Youngstown native Shawnta Gooden will cheer on the Eagles today.
PHILADELPHIA -- Many new faces will be making their way onto the biggest stage of their careers at Super Bowl XXXIX on Sunday. Each may be able to rely on their years of athletic competition to get past any pre-game nerves.
Youngstown's Shawnta Gooden will be one of those many.
As a rookie Philadelphia Eagles cheerleader, Gooden, 30, will be relying on her years of track and field to help her succeed in front of millions of spectators.
"You will always be nervous as an athlete or performer," Gooden said Wednesday. "Once you get out there and start performing, you lose that. The nervousness goes away and you just enjoy the moment."
Gooden ran track at Ursuline where she made all-state in 1992. Her 400-meter relay team still holds the school record at 50.3 seconds.
Gooden said she used her background as an athlete to help her become an Eagles cheerleader. She said just getting on the squad is very competitive.
The process started last March with a pre-audition workshop. Approximately 600 showed up for the open call two weeks later. Potential cheerleaders would line up to perform 10 at a time in front of 13 judges. After two rounds of elimination, 180 went into the semifinals. At the finals, 60-70 remained to compete for the final 38 spots.
"Making the squad is like starting off in district trying to get to the state meet," Gooden said. "You knew what the final goal was, but the immediate goal was to get to the next step."
Gooden said her athletic background gave her an advantage.
"People who may not have athletic backgrounds would think of immediate goal," she said. "It [athletic experience] helps to prepare mentally and physically.
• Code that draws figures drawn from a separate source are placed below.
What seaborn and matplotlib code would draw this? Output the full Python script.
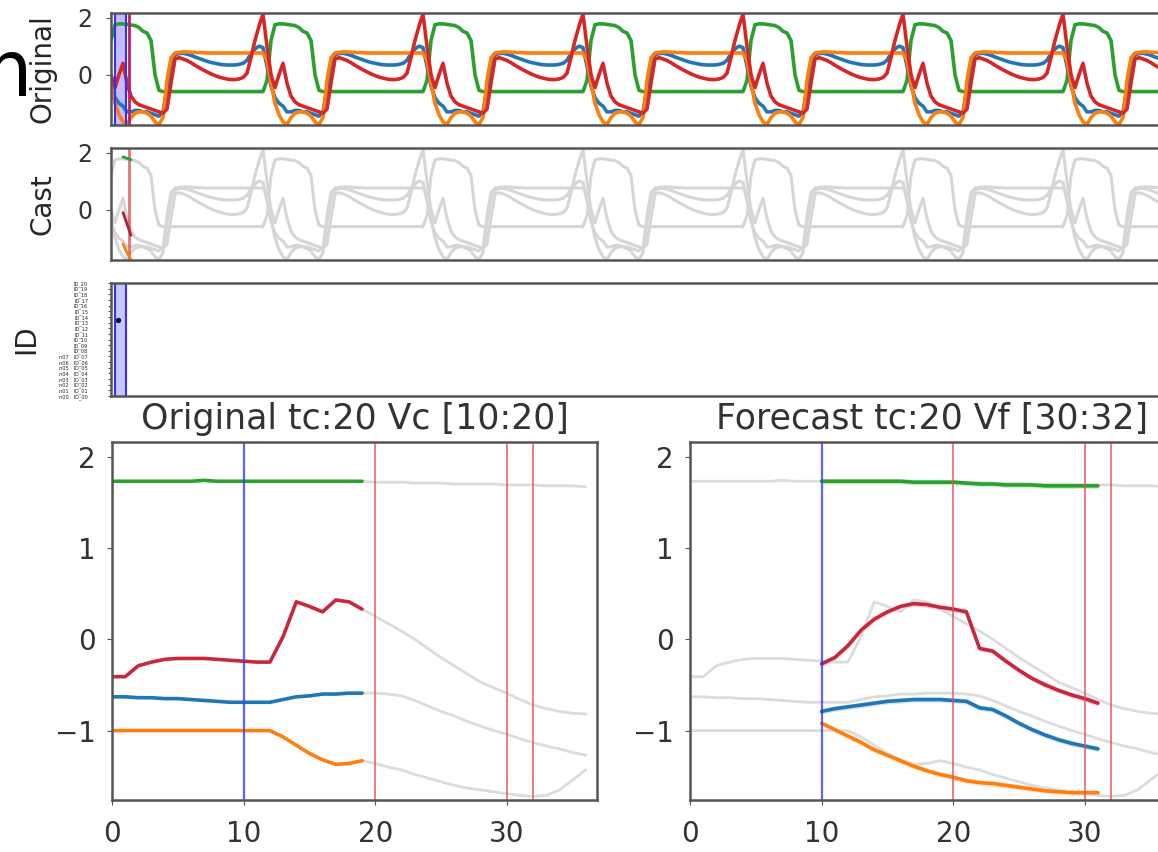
import numpy as np
import pandas as pd
import matplotlib
matplotlib.use('Agg')
import matplotlib.pyplot as plt
import seaborn as sns

# one cycle (40 samples) of each channel, starting at the red spike
cycle_red = [2.12, 1.0, 0.0, -0.45, 0.0, 0.4, -0.3, -0.75, -0.95, -1.05, -1.1, -1.15, -1.2, -1.25,
             -1.3, -1.35, -1.2, -0.3, 0.55, 0.6, 0.55, 0.5, 0.42, 0.33, 0.25, 0.17, 0.1, 0.03,
             -0.03, -0.08, -0.12, -0.15, -0.17, -0.17, -0.15, -0.1, 0.05, 0.6, 1.2, 1.7]
cycle_orange = [0.76, 0.5, -0.3, -1.0, -1.4, -1.65, -1.74, -1.5, -1.35, -1.3, -1.3, -1.35, -1.45,
                -1.65, -1.74, -1.5, -0.2, 0.6, 0.76, 0.78, 0.8, 0.8, 0.79, 0.78, 0.77, 0.77, 0.76,
                0.76, 0.76, 0.76, 0.76, 0.76, 0.76, 0.76, 0.76, 0.76, 0.76, 0.76, 0.76, 0.76]
cycle_blue = [0.95, 0.3, -0.4, -0.8, -1.0, -1.1, -1.3, -1.3, -1.25, -1.25, -1.3, -1.3, -1.35, -1.4,
              -1.45, -1.3, -0.5, 0.4, 0.7, 0.74, 0.75, 0.72, 0.68, 0.62, 0.57, 0.52, 0.47, 0.43,
              0.4, 0.37, 0.35, 0.34, 0.34, 0.34, 0.36, 0.4, 0.5, 0.75, 0.9, 1.0]
cycle_green = [-0.59, -0.2, 1.2, 1.75, 1.78, 1.78, 1.76, 1.74, 1.72, 1.65, 1.52, 1.46, 1.2, 0.0,
               -0.55, -0.59, -0.59, -0.59, -0.59, -0.59, -0.59, -0.59, -0.59, -0.59, -0.59, -0.59,
               -0.59, -0.59, -0.59, -0.59, -0.59, -0.59, -0.59, -0.59, -0.59, -0.59, -0.59, -0.59,
               -0.59, -0.59]
n_samples = 280
phase = 2

# window around tc=20 (t = 0..36)
win_red = [-0.41, -0.41, -0.29, -0.25, -0.22, -0.21, -0.21, -0.21, -0.22, -0.23, -0.24, -0.25,
           -0.25, 0.03, 0.41, 0.36, 0.3, 0.43, 0.41, 0.33, 0.25, 0.17, 0.09, 0.0, -0.1, -0.2,
           -0.29, -0.38, -0.47, -0.53, -0.59, -0.66, -0.72, -0.76, -0.79, -0.81, -0.82]
win_blue = [-0.63, -0.63, -0.64, -0.64, -0.65, -0.65, -0.66, -0.67, -0.68, -0.69, -0.69, -0.69,
            -0.69, -0.66, -0.63, -0.62, -0.6, -0.6, -0.59, -0.59, -0.59, -0.6, -0.62, -0.67,
            -0.73, -0.79, -0.84, -0.9, -0.95, -1.0, -1.04, -1.09, -1.13, -1.17, -1.2, -1.24,
            -1.27]
win_orange = [-1.0, -1.0, -1.0, -1.0, -1.0, -1.0, -1.0, -1.0, -1.0, -1.0, -1.0, -1.0, -1.0,
              -1.07, -1.16, -1.25, -1.32, -1.37, -1.36, -1.33, -1.36, -1.4, -1.43, -1.48, -1.52,
              -1.56, -1.6, -1.63, -1.65, -1.67, -1.69, -1.71, -1.72, -1.71, -1.65, -1.54, -1.43]
win_green = [1.73, 1.73, 1.73, 1.73, 1.73, 1.73, 1.73, 1.74, 1.73, 1.73, 1.73, 1.73, 1.73, 1.73,
             1.73, 1.73, 1.73, 1.73, 1.73, 1.73, 1.72, 1.72, 1.72, 1.71, 1.71, 1.71, 1.7, 1.7,
             1.7, 1.7, 1.69, 1.69, 1.69, 1.68, 1.68, 1.68, 1.67]
tc_orig = 19          # last sample drawn in colour on the "Original" panel

# forecast from t=10 to t=31
fc_red = [-0.27, -0.2, -0.07, 0.1, 0.22, 0.3, 0.36, 0.39, 0.38, 0.35, 0.33, 0.3, -0.1, -0.13,
          -0.24, -0.34, -0.43, -0.5, -0.56, -0.61, -0.65, -0.7]
fc_blue = [-0.79, -0.76, -0.74, -0.72, -0.7, -0.68, -0.67, -0.66, -0.66, -0.66, -0.67, -0.68,
           -0.75, -0.77, -0.84, -0.92, -0.99, -1.05, -1.1, -1.14, -1.17, -1.2]
fc_orange = [-0.92, -0.99, -1.06, -1.13, -1.21, -1.27, -1.33, -1.39, -1.44, -1.48, -1.51, -1.55,
             -1.57, -1.58, -1.6, -1.62, -1.64, -1.66, -1.67, -1.68, -1.68, -1.68]
fc_green = [1.73, 1.73, 1.73, 1.73, 1.73, 1.73, 1.73, 1.72, 1.72, 1.72, 1.72, 1.71, 1.7, 1.7,
            1.69, 1.69, 1.69, 1.68, 1.68, 1.68, 1.68, 1.68]
fc_start = 10

# short cast segment on the "Cast" strip
cast_t = [3, 4, 5]
cast_red = [-0.1, -0.5, -0.9]
cast_orange = [-1.2, -1.5, -1.75]
cast_green = [1.85, 1.8, 1.75]

# ID strip: tick labels and the one marked sample
id_ticks = list(range(0, 21))
id_labels = [('n%02d   ' % i if i < 8 else '') + 'ID_%02d' % i for i in id_ticks]
id_point = (1.8, 13.4)

channels = ['green', 'blue', 'orange', 'red']
palette = {'green': '#2ca02c', 'blue': '#1f77b4', 'orange': '#ff7f0e', 'red': '#d62728'}
ylim = (-1.76, 2.16)

sns.set_style('ticks')
plt.rcParams['font.family'] = ['DejaVu Sans']
plt.rcParams['axes.edgecolor'] = '#555555'
plt.rcParams['axes.linewidth'] = 1.8
plt.rcParams['text.color'] = '#333333'
plt.rcParams['xtick.color'] = '#555555'
plt.rcParams['ytick.color'] = '#555555'
plt.rcParams['xtick.labelcolor'] = '#333333'
plt.rcParams['ytick.labelcolor'] = '#333333'

W, H = 1158, 852
fig = plt.figure(figsize=(W / 100, H / 100), dpi=100)


def px_axes(left, top, right, bottom):
    return fig.add_axes([left / W, 1 - bottom / H, (right - left) / W, (bottom - top) / H])


# long format data for the strips
cycles = {'red': cycle_red, 'orange': cycle_orange, 'blue': cycle_blue, 'green': cycle_green}
t = np.arange(n_samples)
rows = []
for ch in channels:
    vals = np.tile(cycles[ch], n_samples // 40 + 2)[phase:phase + n_samples]
    rows.append(pd.DataFrame({'t': t, 'value': vals, 'channel': ch}))
strip_df = pd.concat(rows, ignore_index=True)

# --- Original strip
ax0 = px_axes(111, 13, 1227, 125)
sns.lineplot(data=strip_df, x='t', y='value', hue='channel', hue_order=channels,
             palette=palette, lw=2.6, legend=False, ax=ax0)
ax0.axvspan(1, 3.75, color='#9f8fff', alpha=0.6, lw=0)
ax0.axvline(1, color='#3030ff', lw=1.5)
ax0.axvline(3.75, color='#3030ff', lw=1.5)
ax0.axvline(4.4, color='#c02060', lw=2)
ax0.set_xlim(0, n_samples - 1)
ax0.set_ylim(ylim)
ax0.set_yticks([0, 2])
ax0.set_xticks([])
ax0.set_xlabel('')
ax0.set_ylabel('Original', fontsize=20)
ax0.yaxis.set_label_coords((57 - 111) / 1116, 0.5)
ax0.tick_params(axis='y', labelsize=17, pad=10)

# --- Cast strip
ax1 = px_axes(111, 148, 1227, 260)
sns.lineplot(data=strip_df, x='t', y='value', units='channel', estimator=None,
             color='#d6d6d6', lw=2.2, ax=ax1)
ax1.axvline(4.6, color='#e05050', lw=2, alpha=0.8)
sns.lineplot(x=cast_t, y=cast_green, color=palette['green'], lw=2, ax=ax1)
sns.lineplot(x=cast_t, y=cast_red, color='#b0203a', lw=2, ax=ax1)
sns.lineplot(x=cast_t, y=cast_orange, color=palette['orange'], lw=2, ax=ax1)
ax1.set_xlim(0, n_samples - 1)
ax1.set_ylim(ylim)
ax1.set_yticks([0, 2])
ax1.set_xticks([])
ax1.set_xlabel('')
ax1.set_ylabel('Cast', fontsize=20)
ax1.yaxis.set_label_coords((57 - 111) / 1116, 0.5)
ax1.tick_params(axis='y', labelsize=17, pad=10)

# --- ID strip
ax2 = px_axes(111, 283, 1227, 396)
ax2.axvspan(1, 3.75, color='#b0b0ff', alpha=0.7, lw=0)
ax2.axvline(1, color='#3030ff', lw=1.5)
ax2.axvline(3.75, color='#3030ff', lw=1.5)
sns.scatterplot(x=[id_point[0]], y=[id_point[1]], color='#101060', s=20, ax=ax2)
ax2.set_xlim(0, n_samples - 1)
ax2.set_ylim(0, 20)
ax2.set_yticks(id_ticks)
ax2.set_yticklabels(id_labels, fontsize=3.6, color='#222222')
ax2.tick_params(axis='y', length=2.5, pad=14)
ax2.set_xticks([])
ax2.set_ylabel('ID', fontsize=20)
ax2.yaxis.set_label_coords((40 - 111) / 1116, 0.5)

# --- bottom windows
win_t = list(range(len(win_red)))
win = {'red': win_red, 'blue': win_blue, 'orange': win_orange, 'green': win_green}
fc = {'red': fc_red, 'blue': fc_blue, 'orange': fc_orange, 'green': fc_green}
fc_t = list(range(fc_start, fc_start + len(fc_red)))
bottom_pal = dict(palette, red='#c8283e')


def decorate(ax, title):
    ax.axvline(10, color='#3a3aff', lw=1.6, alpha=0.8)
    for x in (20, 30, 32):
        ax.axvline(x, color='#e05060', lw=1.3, alpha=0.8)
    ax.set_xlim(0, 36.85)
    ax.set_ylim(ylim)
    ax.set_xticks([0, 10, 20, 30])
    ax.set_yticks([-1, 0, 1, 2])
    ax.tick_params(labelsize=20)
    ax.tick_params(axis='x', pad=11)
    ax.tick_params(axis='y', pad=8)
    ax.set_title(title, fontsize=25, pad=9)
    ax.set_xlabel('')
    ax.set_ylabel('')


ax3 = px_axes(112, 442, 597, 800)
for ch in channels:
    sns.lineplot(x=win_t[tc_orig:], y=win[ch][tc_orig:], color='#dcdcdc', lw=2, ax=ax3)
for ch in channels:
    sns.lineplot(x=win_t[:tc_orig + 1], y=win[ch][:tc_orig + 1], color=bottom_pal[ch],
                 lw=2.6, ax=ax3)
decorate(ax3, 'Original tc:20 Vc [10:20]')

ax4 = px_axes(690, 442, 1175, 800)
for ch in channels:
    sns.lineplot(x=win_t, y=win[ch], color='#dcdcdc', lw=2, ax=ax4)
for ch in channels:
    lo = np.array(fc[ch]) - 0.03
    hi = np.array(fc[ch]) + 0.03
    ax4.fill_between(fc_t, lo, hi, color=bottom_pal[ch], alpha=0.2, lw=0)
    sns.lineplot(x=fc_t, y=fc[ch], color=bottom_pal[ch], lw=2.6, ax=ax4)
decorate(ax4, 'Forecast tc:20 Vf [30:32]')

# overlay letter at the left edge (cut by the frame, as in the source)
fig.text(33 / W, 1 - 96 / H, 'm', fontsize=56, color='black', ha='right', va='baseline')

fig.savefig('out.png', dpi=100)
plt.close('all')
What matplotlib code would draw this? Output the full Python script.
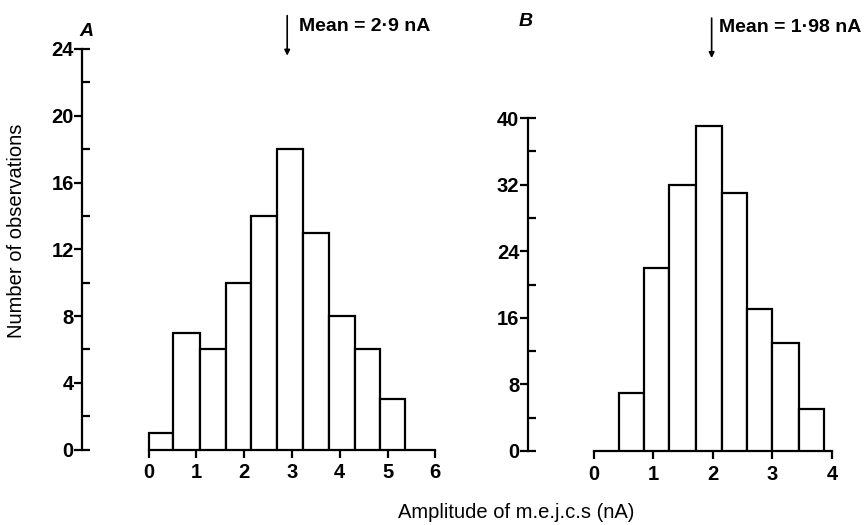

It helps to find your sports zone."
When she reached the finals, each candidate had to go up alone in front of a panel of 25 judges. There, Gooden was able to recall her best piece of athletic advice.
"I can hear my dad saying, 'Never leave anything undone,' " Gooden said. "As nervous as I was, I could not say I can't go further. You would have felt worse had you gone there and not completed your job."
Gooden was a cheerleader in high school and at Hampton University. But much of the comparisons end there.
"At this level, there is a lot more dance technique involved as opposed to college or high school," said Gooden, who graduated from Hampton with a degree in Mass Media Arts. "... We try to set the bar higher. We try to be trend-setters."
Gooden said the Eagles cheerleaders will not be able to perform on the field as at Eagles home games.
"We still will be able to perform on the sidelines," said Gooden, who also has a Masters in Public Administration. "We just won't be on the field."
The cheerleaders will be staying on a cruise ship a "stone's throw from the stadium." And her stay in Jacksonville, Fla., will be hectic.
"From the time we get there [Thursday] until the time we board the plane to go back to Philadelphia, we will be busy."
Though Sunday's performances will be on football's biggest stage, Gooden will have track and field to rely on.
"I wish I could join a track league here because I miss track," Gooden said. "I miss the one-on-one competitiveness running a race."